Funds flow from accounts belonging to foundations or individuals in Indonesia and are transferred abroad as a form of donation, said Ade Bhakti, executive director of the Jakarta-based Center for Radicalism and Deradicalisation Studies.
"Some of the money may be used to initiate activities that support ISIS and terrorism activities or to finance aspiring militants' trips to Syria to join ISIS," he told Asia Focus.
Muhammad Yusuf, the head of the PPATK, said his agency had been able to freeze 2.1 billion rupiah in funds from 26 accounts of individuals and entities related to al-Qaeda and the Taliban, under the terms of United Nations Security Council Resolution 1267.

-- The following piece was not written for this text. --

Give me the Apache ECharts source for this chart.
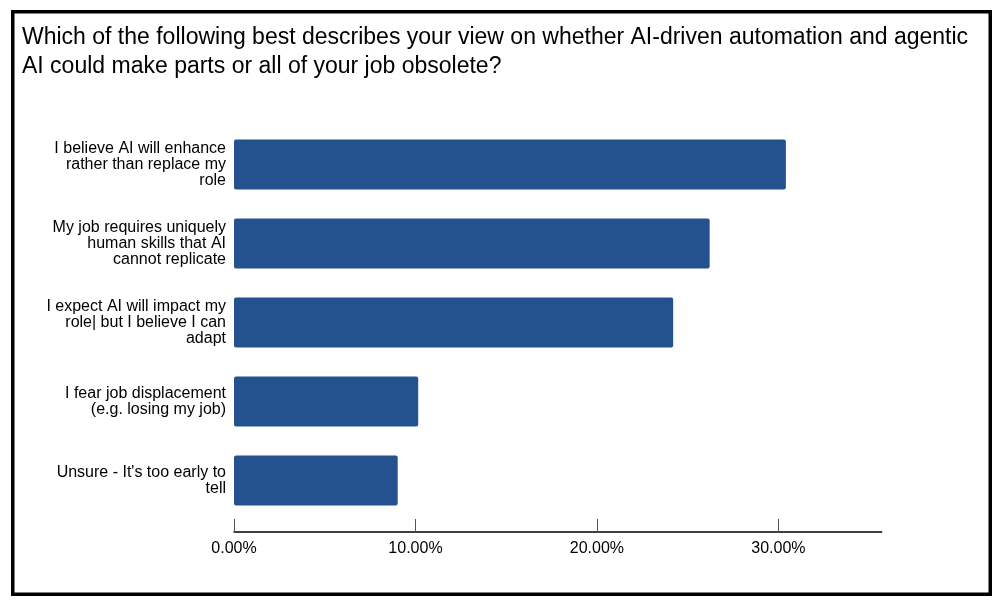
<!DOCTYPE html>
<html>
<head>
<meta charset="utf-8">
<script src="https://cdn.jsdelivr.net/npm/echarts@6/dist/echarts.min.js"></script>
<style>
html,body{margin:0;padding:0;background:#fff;}
#chart{width:1003px;height:608px;}
</style>
</head>
<body>
<div id="chart"></div>
<script>
var titleText = "Which of the following best describes your view on whether AI-driven automation and agentic\nAI could make parts or all of your job obsolete?";
var categories = [
  "I believe AI will enhance\nrather than replace my\nrole",
  "My job requires uniquely\nhuman skills that AI\ncannot replicate",
  "I expect AI will impact my\nrole| but I believe I can\nadapt",
  "I fear job displacement\n(e.g. losing my job)",
  "Unsure - It's too early to\ntell"
];
var values = [30.41, 26.21, 24.2, 10.15, 9.02];
var tickValues = [0, 10, 20, 30];
var axisMax = 35.69;

var chart = echarts.init(document.getElementById('chart'));
var font = "Arial, 'Liberation Sans', sans-serif";
chart.setOption({
  animation: false,
  backgroundColor: '#fff',
  title: {
    text: titleText,
    left: 17,
    top: 18,
    textStyle: {fontFamily: font, fontSize: 23, fontWeight: 'normal', color: '#000', lineHeight: 29}
  },
  graphic: [{
    type: 'rect',
    shape: {x: 12.75, y: 11.75, width: 977.5, height: 582.5},
    style: {fill: 'none', stroke: '#000', lineWidth: 3.5},
    silent: true
  }],
  grid: {left: 234, top: 125, width: 647.7, height: 395},
  xAxis: {
    type: 'value',
    min: 0,
    max: axisMax,
    interval: 10,
    offset: 12,
    splitLine: {show: false},
    axisLine: {show: true, lineStyle: {color: '#000', width: 1.5}},
    axisTick: {show: true, inside: true, length: 13, customValues: tickValues, lineStyle: {color: '#555', width: 1}},
    axisLabel: {
      customValues: tickValues,
      margin: 9,
      fontFamily: font, fontSize: 16, color: '#000',
      formatter: function (v) { return v.toFixed(2) + '%'; }
    }
  },
  yAxis: {
    type: 'category',
    inverse: true,
    data: categories,
    axisLine: {show: false},
    axisTick: {show: false},
    axisLabel: {margin: 8, fontFamily: font, fontSize: 16, color: '#000', lineHeight: 16, align: 'right'}
  },
  series: [{
    type: 'bar',
    data: values,
    barWidth: 50,
    itemStyle: {color: '#24528f', borderRadius: 2}
  }]
});
</script>
</body>
</html>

This accomplishment resulted in Indonesia in June being removed from the list of countries that have a high risk of money laundering to finance terrorism activities issued by the Financial Action Task Force on Money Laundering (FATF).
Yusuf said Indonesia had clearly shown compliance with Security Council resolutions 1267 and 1373 and the FATF recommendations.
The FATF in February 2012 said Indonesia showed a strategic deficiency because of its failure to comply with the FATF Special Recommendations on the adoption of an international convention on terrorism, criminalising terrorism funding and immediate freezing of assets belonging of individuals or entities listed by the UN as suspected terrorists.
Despite the success, Jakarta-based terrorism expert Rakyan Adibrata said Indonesia still did not have a system that could freeze a suspicious bank account without delay.
"It is being developed now, though. It would be a system that speeds up coordination between government agencies so they can get a warrant to freeze the accounts without delay to prevent the money from flowing further," he told Asia Focus.